The hospital was founded in 1925 in by Dr. Manuel de la Pila Iglesias, a Spaniard from Cádiz, Spain, who had been raised in Ponce. Prior to founding Hospital Dr. Pila, he worked for the municipal government at Ponce's Tricoche Municipal Hospital and at the private Hospital San Lucas both in Ponce. He had also been medical director at the Hospital de Damas, also in Ponce. The hospital was founded as a small medical clinic; it has since grown considerably. It was originally named "Clinica Quirurgica del Dr. de la Pila Iglesias" (Surgical Clinic of Dr. de la Pila Iglesias). It was located in the now Ponce Historic Zone at the northwest corner of Marina and Jobos streets in Ponce. Between 1980 and 1983, the Ponce Municipal Government, seeking to relocate Hospital Tricoche to a more accessible and spacious quarters, built new facilities on Avenida Las Americas (PR-163). Once built, however, the government could not appropriate the necessary funds to equip and open its new hospital building and agreed to sell the new facility to the Hospital Dr. Pila corporation, which moved into the new facilities three years later. In 1986, Hospital Dr. Pila left its Calle Jobos and Calle Marina location and moved to these new facilities on Avenida Las Americas (PR-163).

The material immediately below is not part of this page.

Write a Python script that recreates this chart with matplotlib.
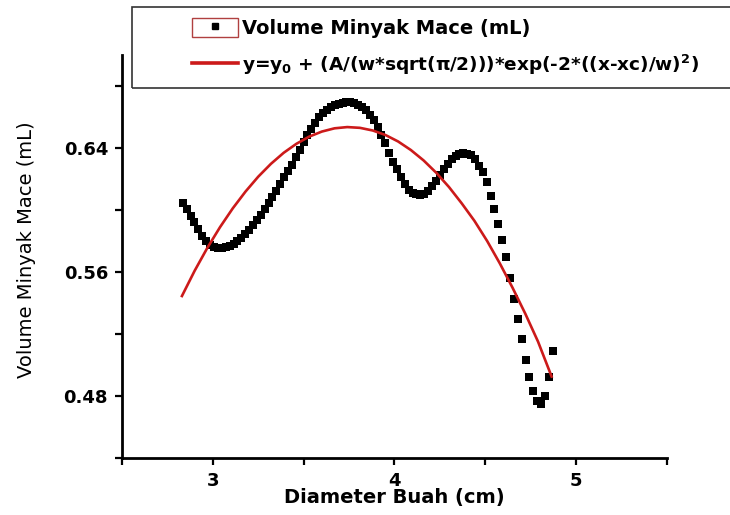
import matplotlib
matplotlib.use("Agg")
import matplotlib.pyplot as plt
from matplotlib.lines import Line2D
from matplotlib.patches import Rectangle
from matplotlib.ticker import FixedLocator

plt.rcParams["font.family"] = ["DejaVu Sans"]
plt.rcParams["mathtext.fontset"] = "dejavusans"

# measured data (black squares)
diameter = [2.835, 2.856, 2.878, 2.899, 2.921, 2.942, 2.964, 2.985, 3.007, 3.028,
            3.049, 3.071, 3.092, 3.114, 3.135, 3.157, 3.178, 3.199, 3.221, 3.242,
            3.264, 3.285, 3.307, 3.328, 3.350, 3.371, 3.392, 3.414, 3.435, 3.457,
            3.478, 3.500, 3.521, 3.543, 3.564, 3.585, 3.607, 3.628, 3.650, 3.671,
            3.693, 3.714, 3.735, 3.757, 3.778, 3.800, 3.821, 3.843, 3.864, 3.886,
            3.907, 3.928, 3.950, 3.971, 3.993, 4.014, 4.036, 4.057, 4.079, 4.100,
            4.121, 4.143, 4.164, 4.186, 4.207, 4.229, 4.250, 4.271, 4.293, 4.314,
            4.336, 4.357, 4.379, 4.400, 4.421, 4.443, 4.464, 4.486, 4.507, 4.529,
            4.550, 4.572, 4.593, 4.614, 4.636, 4.657, 4.679, 4.700, 4.722, 4.743,
            4.764, 4.786, 4.807, 4.829, 4.850, 4.872]
volume = [0.6045, 0.6004, 0.5962, 0.5920, 0.5877, 0.5835, 0.5799, 0.5774, 0.5761, 0.5757,
          0.5756, 0.5759, 0.5766, 0.5781, 0.5799, 0.5821, 0.5846, 0.5874, 0.5904, 0.5934,
          0.5965, 0.6005, 0.6046, 0.6085, 0.6125, 0.6166, 0.6210, 0.6252, 0.6293, 0.6339,
          0.6390, 0.6436, 0.6483, 0.6525, 0.6564, 0.6600, 0.6626, 0.6648, 0.6663, 0.6677,
          0.6686, 0.6692, 0.6695, 0.6694, 0.6691, 0.6679, 0.6664, 0.6643, 0.6615, 0.6581,
          0.6538, 0.6486, 0.6430, 0.6368, 0.6311, 0.6262, 0.6212, 0.6165, 0.6130, 0.6110,
          0.6100, 0.6099, 0.6105, 0.6125, 0.6154, 0.6190, 0.6228, 0.6263, 0.6298, 0.6326,
          0.6348, 0.6361, 0.6367, 0.6363, 0.6352, 0.6330, 0.6286, 0.6245, 0.6181, 0.6090,
          0.6006, 0.5910, 0.5806, 0.5697, 0.5561, 0.5426, 0.5297, 0.5168, 0.5032, 0.4923,
          0.4832, 0.4768, 0.4748, 0.4800, 0.4923, 0.5090]

# gaussian fit curve (red)
fit_x = [2.83, 2.90, 2.97, 3.04, 3.11, 3.18, 3.25, 3.32, 3.39, 3.46,
         3.53, 3.60, 3.67, 3.74, 3.81, 3.88, 3.95, 4.02, 4.09, 4.16,
         4.23, 4.30, 4.37, 4.44, 4.51, 4.58, 4.65, 4.72, 4.79, 4.865]
fit_y = [0.5445, 0.5608, 0.5756, 0.5890, 0.6011, 0.6119, 0.6215, 0.6298, 0.6369, 0.6427,
         0.6473, 0.6506, 0.6527, 0.6535, 0.6530, 0.6513, 0.6484, 0.6442, 0.6387, 0.6320,
         0.6240, 0.6148, 0.6043, 0.5930, 0.5800, 0.5655, 0.5498, 0.5331, 0.5151, 0.4925]

RED = "#cc1a1a"

fig = plt.figure(figsize=(7.3, 5.15), dpi=100)
ax = fig.add_axes([0.1671, 0.1107, 0.7466, 0.7825])

ax.plot(diameter, volume, ls="none", marker="s", markersize=5.2,
        color="black", markeredgewidth=0)
ax.plot(fit_x, fit_y, color=RED, lw=1.9)

ax.set_xlim(2.5, 5.5)
ax.set_ylim(0.44, 0.70)
ax.xaxis.set_major_locator(FixedLocator([3, 4, 5]))
ax.xaxis.set_minor_locator(FixedLocator([2.5, 3.5, 4.5, 5.5]))
ax.yaxis.set_major_locator(FixedLocator([0.48, 0.56, 0.64]))
ax.yaxis.set_minor_locator(FixedLocator([0.44, 0.52, 0.60, 0.68]))
ax.set_xticklabels(["3", "4", "5"])
ax.set_yticklabels(["0.48", "0.56", "0.64"])

for s in ["top", "right"]:
    ax.spines[s].set_visible(False)
for s in ["left", "bottom"]:
    ax.spines[s].set_linewidth(2)
ax.tick_params(which="major", length=5, width=1.6, labelsize=13, pad=5)
ax.tick_params(which="minor", length=5, width=1.6)
for lab in ax.get_xticklabels() + ax.get_yticklabels():
    lab.set_fontweight("bold")

ax.set_xlabel("Diameter Buah (cm)", fontsize=14, fontweight="bold")
ax.xaxis.set_label_coords(0.5, -0.075)
ax.set_ylabel("Volume Minyak Mace (mL)", fontsize=14)
ax.yaxis.set_label_coords(-0.157, 0.516)

# legend frame, runs off the right edge like the original
fig.add_artist(Rectangle((132 / 730, 1 - 88 / 515), 0.85, 81 / 515,
                         transform=fig.transFigure, fill=False,
                         edgecolor="#333333", lw=1.2))

box = Rectangle((0, 0), 1, 1, facecolor="white", edgecolor="#b04040", lw=1)
sq = Line2D([], [], ls="none", marker="s", color="black", markersize=4)
ln = Line2D([], [], color=RED, lw=2.6)
labels = ["Volume Minyak Mace (mL)",
          r"y=y$_\mathbf{0}$ + (A/(w*sqrt(π/2)))*exp(-2*((x-xc)/w)$^\mathbf{2}$)"]
leg = fig.legend([(box, sq), ln], labels, loc="upper left",
                 bbox_to_anchor=(192 / 730, 1 - 18 / 515), frameon=False,
                 borderpad=0, borderaxespad=0, handlelength=2.35, handleheight=1.1,
                 handletextpad=0.2, labelspacing=0.75,
                 prop={"size": 14, "weight": "bold"})
leg.get_texts()[1].set_fontsize(13.3)

fig.savefig("out.png", dpi=100)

== Pavia Health Systems ==
In May 2010 Pavia Health Systems purchased the hospital for $32 million. The hospital had filed for bankruptcy in August 2007; it owed $50 million. Metro Pavia started operating Hospital Dr. Pila in early 2010. Metro Pavia owns 12 other hospitals. It was subsequently renamed "Hospital Metropolitano Dr. Pila".

== Today ==
The hospital has over 300 employees. It is seeking to specialize in surgery and pediatric care. Its executive director is Jose Cora Izquierdo.